Task statement
Copy each line that has the string "page" somewhere in it.

Recorded information
┄┄┄┄┄┄
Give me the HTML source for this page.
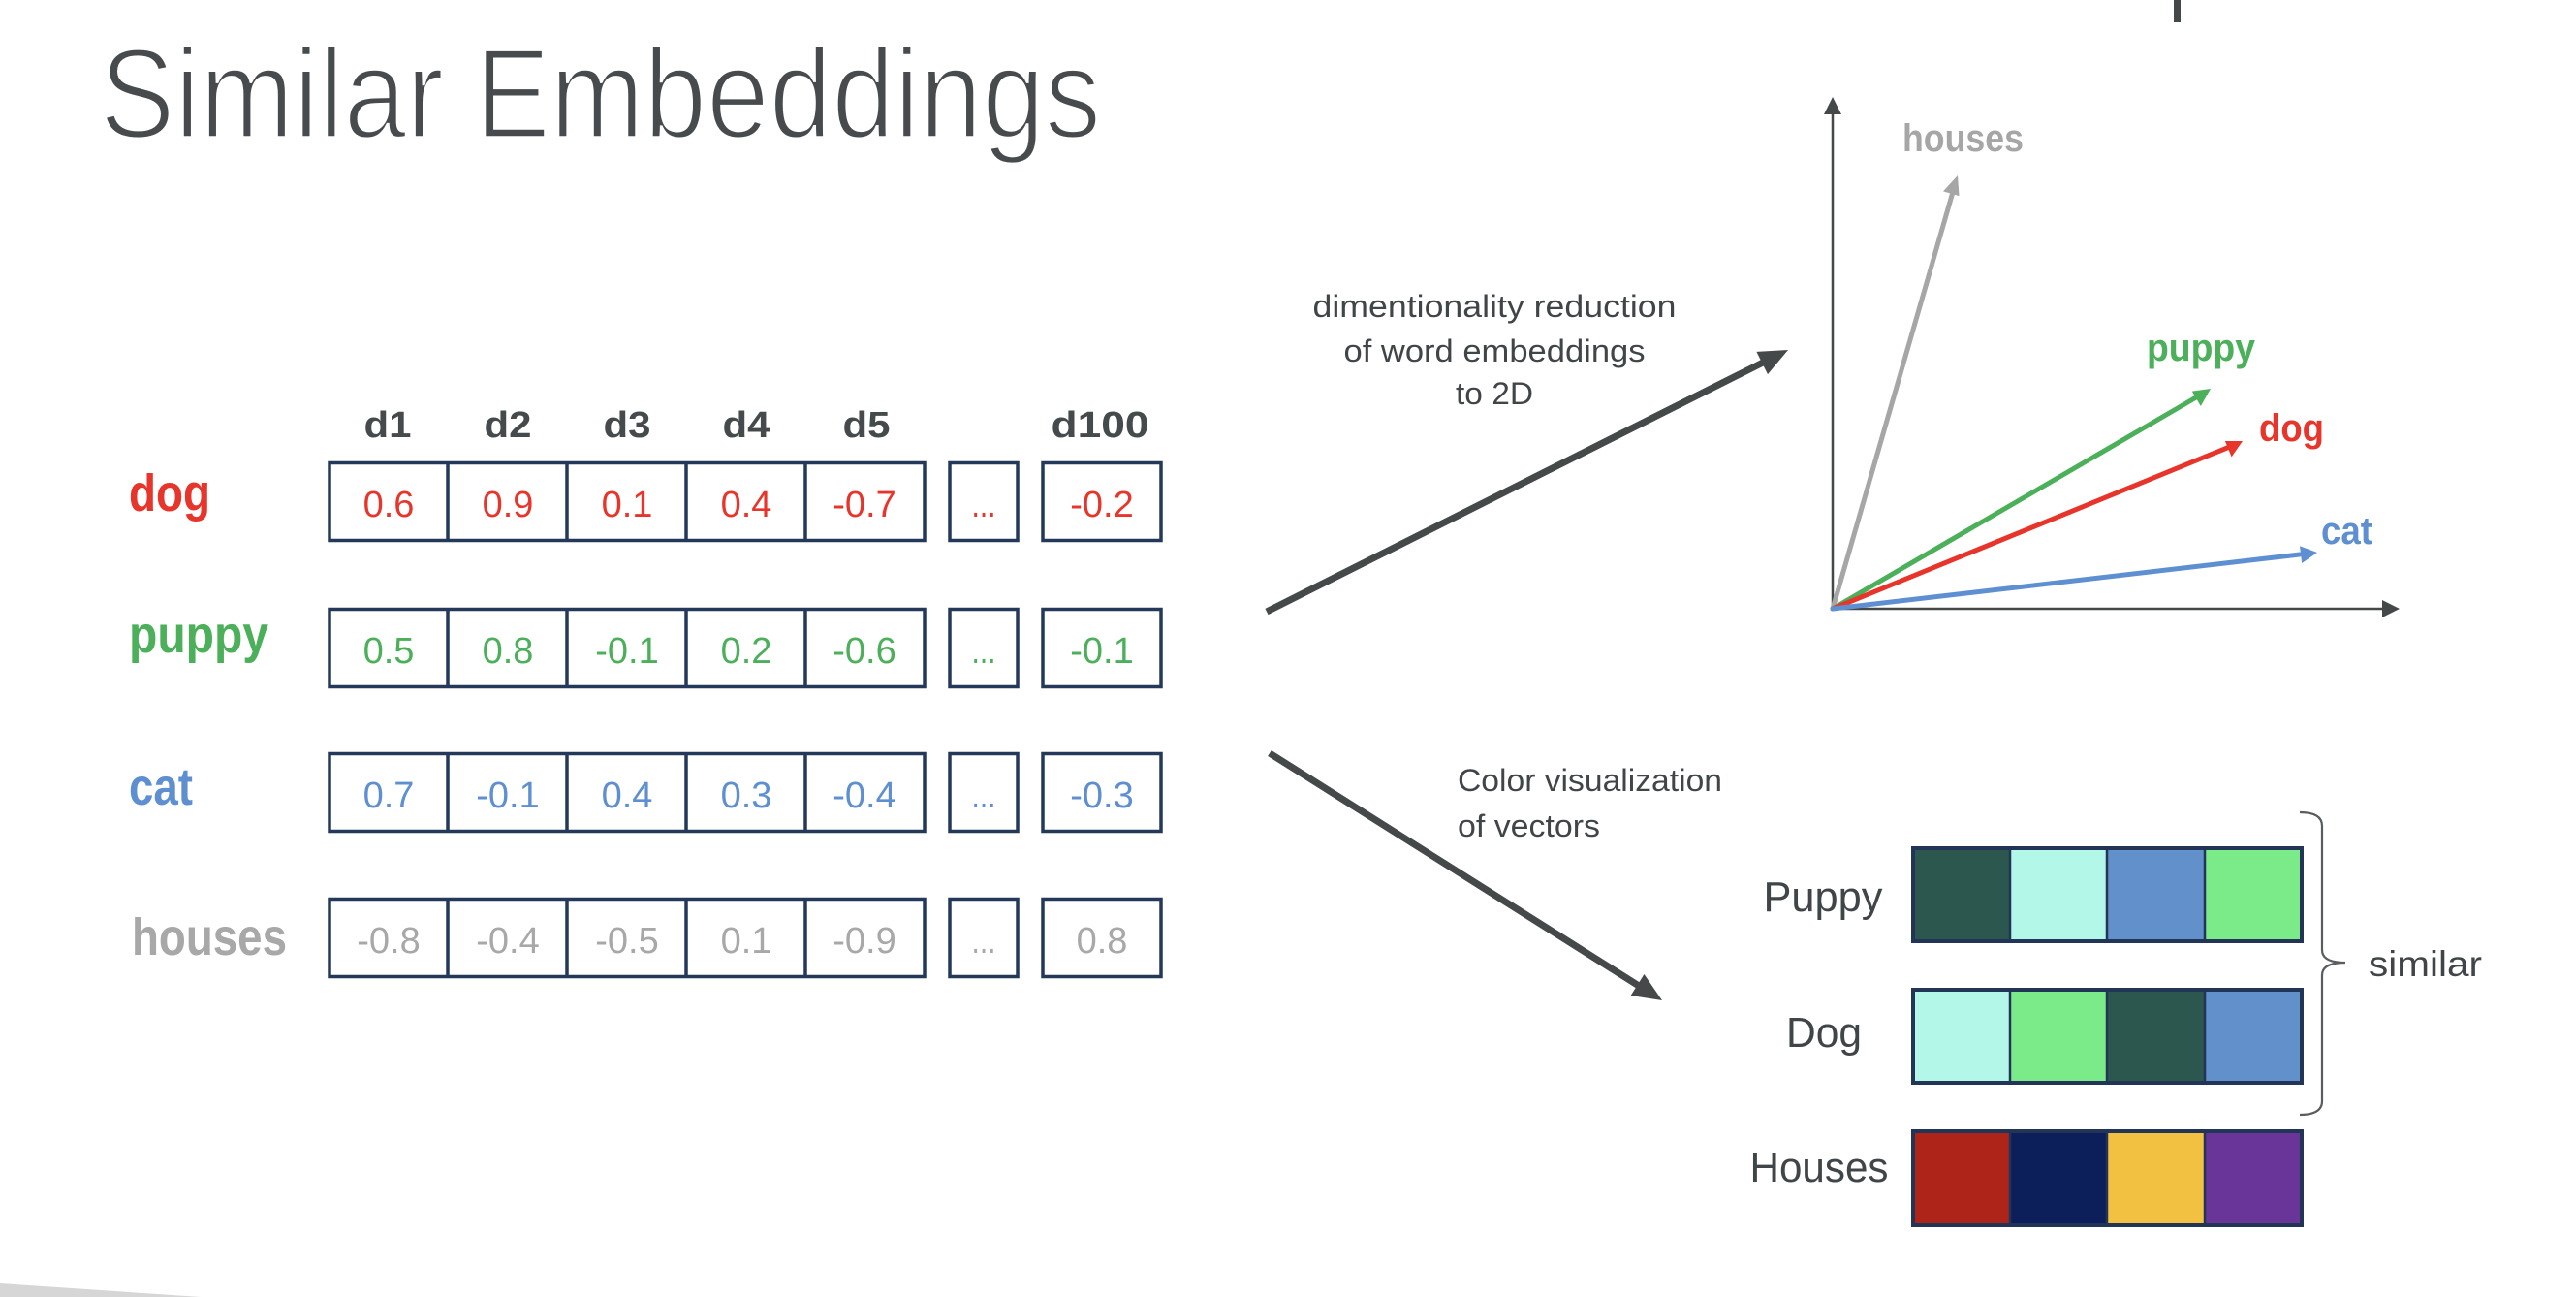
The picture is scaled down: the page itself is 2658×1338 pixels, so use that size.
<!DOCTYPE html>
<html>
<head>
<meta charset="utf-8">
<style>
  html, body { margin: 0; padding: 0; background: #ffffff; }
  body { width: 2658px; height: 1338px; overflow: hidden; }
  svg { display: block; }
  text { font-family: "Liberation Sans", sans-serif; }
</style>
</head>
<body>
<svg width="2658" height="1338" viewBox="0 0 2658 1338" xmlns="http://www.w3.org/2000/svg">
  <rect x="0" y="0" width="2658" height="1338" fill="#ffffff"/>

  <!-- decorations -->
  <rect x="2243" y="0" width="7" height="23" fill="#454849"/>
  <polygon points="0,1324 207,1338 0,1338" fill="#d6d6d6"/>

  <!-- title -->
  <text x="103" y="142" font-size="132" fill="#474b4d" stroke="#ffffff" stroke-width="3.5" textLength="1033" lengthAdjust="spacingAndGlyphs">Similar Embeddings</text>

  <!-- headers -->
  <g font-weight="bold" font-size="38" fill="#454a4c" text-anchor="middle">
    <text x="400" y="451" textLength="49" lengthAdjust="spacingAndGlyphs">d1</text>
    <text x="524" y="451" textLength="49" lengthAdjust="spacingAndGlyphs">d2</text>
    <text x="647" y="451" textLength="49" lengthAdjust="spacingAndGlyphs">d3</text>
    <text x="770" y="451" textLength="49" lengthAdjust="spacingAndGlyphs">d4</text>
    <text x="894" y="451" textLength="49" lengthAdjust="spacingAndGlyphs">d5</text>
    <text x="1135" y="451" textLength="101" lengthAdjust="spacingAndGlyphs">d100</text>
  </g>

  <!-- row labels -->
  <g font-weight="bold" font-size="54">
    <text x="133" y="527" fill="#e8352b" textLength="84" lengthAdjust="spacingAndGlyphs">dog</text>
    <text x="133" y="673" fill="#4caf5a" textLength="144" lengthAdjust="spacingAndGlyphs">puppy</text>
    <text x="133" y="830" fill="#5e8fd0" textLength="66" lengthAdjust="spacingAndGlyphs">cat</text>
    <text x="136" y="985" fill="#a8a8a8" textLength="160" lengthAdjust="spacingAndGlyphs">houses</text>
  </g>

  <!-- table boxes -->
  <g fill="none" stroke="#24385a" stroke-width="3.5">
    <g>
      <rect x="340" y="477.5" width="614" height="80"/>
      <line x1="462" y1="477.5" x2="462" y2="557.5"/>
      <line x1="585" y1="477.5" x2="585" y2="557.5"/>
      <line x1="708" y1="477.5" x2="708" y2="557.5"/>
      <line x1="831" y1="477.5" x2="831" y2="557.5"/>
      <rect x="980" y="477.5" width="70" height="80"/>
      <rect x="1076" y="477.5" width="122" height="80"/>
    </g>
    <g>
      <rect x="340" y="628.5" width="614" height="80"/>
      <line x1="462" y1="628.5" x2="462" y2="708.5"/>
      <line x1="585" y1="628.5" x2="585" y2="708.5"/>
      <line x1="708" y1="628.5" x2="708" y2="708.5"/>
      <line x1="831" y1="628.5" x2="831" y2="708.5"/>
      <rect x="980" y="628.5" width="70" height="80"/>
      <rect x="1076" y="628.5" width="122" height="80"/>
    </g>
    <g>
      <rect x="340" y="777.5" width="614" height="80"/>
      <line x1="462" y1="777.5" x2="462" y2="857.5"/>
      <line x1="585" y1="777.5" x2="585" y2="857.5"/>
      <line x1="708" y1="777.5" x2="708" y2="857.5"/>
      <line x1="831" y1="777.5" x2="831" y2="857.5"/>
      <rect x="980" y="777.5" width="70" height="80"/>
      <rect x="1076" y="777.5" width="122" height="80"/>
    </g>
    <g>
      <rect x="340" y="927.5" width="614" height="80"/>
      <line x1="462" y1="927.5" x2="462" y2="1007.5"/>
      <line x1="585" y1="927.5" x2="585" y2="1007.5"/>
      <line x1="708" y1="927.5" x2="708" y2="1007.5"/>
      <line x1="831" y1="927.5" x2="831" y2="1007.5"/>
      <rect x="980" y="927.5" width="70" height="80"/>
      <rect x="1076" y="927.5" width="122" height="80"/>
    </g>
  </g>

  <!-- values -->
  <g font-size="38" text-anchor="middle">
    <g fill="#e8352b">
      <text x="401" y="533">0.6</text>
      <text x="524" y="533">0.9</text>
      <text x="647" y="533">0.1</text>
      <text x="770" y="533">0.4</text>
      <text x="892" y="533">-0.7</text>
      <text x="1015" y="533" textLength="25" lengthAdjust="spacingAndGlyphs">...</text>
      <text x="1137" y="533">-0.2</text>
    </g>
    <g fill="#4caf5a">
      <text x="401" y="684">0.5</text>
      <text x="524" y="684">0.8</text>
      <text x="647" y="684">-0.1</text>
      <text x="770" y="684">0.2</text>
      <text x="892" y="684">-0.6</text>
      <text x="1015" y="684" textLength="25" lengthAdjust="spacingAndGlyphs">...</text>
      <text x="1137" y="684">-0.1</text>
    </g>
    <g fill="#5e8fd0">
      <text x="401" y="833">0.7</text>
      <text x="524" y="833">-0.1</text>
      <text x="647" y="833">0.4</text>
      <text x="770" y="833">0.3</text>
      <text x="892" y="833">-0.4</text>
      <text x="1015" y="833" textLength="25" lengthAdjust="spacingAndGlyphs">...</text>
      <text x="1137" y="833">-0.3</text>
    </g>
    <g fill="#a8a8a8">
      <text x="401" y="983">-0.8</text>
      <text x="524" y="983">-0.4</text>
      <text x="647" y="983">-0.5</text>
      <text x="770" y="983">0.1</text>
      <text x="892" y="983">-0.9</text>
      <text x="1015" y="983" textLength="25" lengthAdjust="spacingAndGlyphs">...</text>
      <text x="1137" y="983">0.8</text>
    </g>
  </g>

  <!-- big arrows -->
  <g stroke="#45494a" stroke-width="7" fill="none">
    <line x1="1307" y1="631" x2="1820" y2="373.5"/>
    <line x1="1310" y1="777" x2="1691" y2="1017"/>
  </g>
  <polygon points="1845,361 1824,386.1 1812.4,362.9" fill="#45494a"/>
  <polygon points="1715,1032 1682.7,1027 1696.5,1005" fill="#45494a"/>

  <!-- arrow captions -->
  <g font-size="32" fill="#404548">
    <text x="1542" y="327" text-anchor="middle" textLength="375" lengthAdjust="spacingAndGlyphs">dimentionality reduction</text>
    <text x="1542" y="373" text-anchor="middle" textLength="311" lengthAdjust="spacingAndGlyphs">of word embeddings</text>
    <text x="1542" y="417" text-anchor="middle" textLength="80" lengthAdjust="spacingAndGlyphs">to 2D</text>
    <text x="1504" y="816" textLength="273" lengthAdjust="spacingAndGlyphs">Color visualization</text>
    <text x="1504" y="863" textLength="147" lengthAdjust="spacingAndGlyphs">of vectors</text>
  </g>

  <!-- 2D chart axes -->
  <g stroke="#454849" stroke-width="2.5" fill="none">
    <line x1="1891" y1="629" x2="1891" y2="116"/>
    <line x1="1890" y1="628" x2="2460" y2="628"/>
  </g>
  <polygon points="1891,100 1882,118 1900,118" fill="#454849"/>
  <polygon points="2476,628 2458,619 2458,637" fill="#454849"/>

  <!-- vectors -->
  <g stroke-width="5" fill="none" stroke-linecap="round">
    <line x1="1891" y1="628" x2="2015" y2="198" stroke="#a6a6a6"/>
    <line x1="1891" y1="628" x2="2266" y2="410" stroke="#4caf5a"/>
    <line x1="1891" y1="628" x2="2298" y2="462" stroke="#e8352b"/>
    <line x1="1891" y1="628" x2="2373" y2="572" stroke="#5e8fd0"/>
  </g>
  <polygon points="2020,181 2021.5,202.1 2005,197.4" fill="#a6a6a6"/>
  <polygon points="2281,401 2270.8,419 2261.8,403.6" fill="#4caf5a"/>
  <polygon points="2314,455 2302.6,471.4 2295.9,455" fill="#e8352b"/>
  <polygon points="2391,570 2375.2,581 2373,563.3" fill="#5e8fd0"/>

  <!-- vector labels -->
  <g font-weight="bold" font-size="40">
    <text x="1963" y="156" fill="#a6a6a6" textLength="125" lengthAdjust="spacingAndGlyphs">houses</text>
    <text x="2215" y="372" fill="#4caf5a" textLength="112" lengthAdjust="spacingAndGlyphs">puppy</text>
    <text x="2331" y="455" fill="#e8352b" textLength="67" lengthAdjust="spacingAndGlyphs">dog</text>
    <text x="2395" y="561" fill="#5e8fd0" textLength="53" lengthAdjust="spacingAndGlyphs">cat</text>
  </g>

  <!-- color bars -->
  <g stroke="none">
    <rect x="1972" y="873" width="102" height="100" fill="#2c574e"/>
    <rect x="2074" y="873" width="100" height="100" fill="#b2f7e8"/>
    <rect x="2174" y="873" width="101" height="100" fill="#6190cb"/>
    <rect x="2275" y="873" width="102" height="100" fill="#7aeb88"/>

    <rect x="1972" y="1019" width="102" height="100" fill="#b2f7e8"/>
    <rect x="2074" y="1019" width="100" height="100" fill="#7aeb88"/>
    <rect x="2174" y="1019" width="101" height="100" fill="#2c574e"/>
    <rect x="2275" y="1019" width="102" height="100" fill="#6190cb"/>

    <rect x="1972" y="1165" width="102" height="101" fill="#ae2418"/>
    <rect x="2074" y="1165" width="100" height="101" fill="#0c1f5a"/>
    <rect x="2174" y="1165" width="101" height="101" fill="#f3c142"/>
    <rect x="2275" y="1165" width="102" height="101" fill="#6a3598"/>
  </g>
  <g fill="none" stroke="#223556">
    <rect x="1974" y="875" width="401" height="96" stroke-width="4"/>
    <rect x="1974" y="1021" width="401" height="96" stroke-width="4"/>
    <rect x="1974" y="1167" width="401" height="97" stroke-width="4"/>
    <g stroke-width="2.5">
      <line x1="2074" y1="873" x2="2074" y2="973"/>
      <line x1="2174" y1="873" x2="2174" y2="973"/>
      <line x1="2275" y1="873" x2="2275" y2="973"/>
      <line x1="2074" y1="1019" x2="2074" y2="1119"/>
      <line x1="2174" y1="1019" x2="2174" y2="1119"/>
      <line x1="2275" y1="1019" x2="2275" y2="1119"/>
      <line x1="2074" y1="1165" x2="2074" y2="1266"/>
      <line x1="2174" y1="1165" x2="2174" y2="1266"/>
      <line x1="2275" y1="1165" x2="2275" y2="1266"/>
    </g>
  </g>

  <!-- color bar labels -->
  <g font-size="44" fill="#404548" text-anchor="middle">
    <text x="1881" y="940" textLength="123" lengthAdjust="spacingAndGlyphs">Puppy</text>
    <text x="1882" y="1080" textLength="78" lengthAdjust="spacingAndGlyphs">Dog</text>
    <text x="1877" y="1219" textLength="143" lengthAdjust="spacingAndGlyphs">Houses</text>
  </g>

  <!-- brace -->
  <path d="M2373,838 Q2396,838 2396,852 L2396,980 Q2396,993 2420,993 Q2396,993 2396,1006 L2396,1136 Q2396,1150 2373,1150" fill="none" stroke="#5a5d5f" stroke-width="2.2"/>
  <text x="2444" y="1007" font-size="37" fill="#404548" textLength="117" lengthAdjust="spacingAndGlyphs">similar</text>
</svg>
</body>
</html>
┄┄┄┄┄┄
Final answer
Give me the HTML source for this page.
The picture is scaled down: the page itself is 2658×1338 pixels, so use that size.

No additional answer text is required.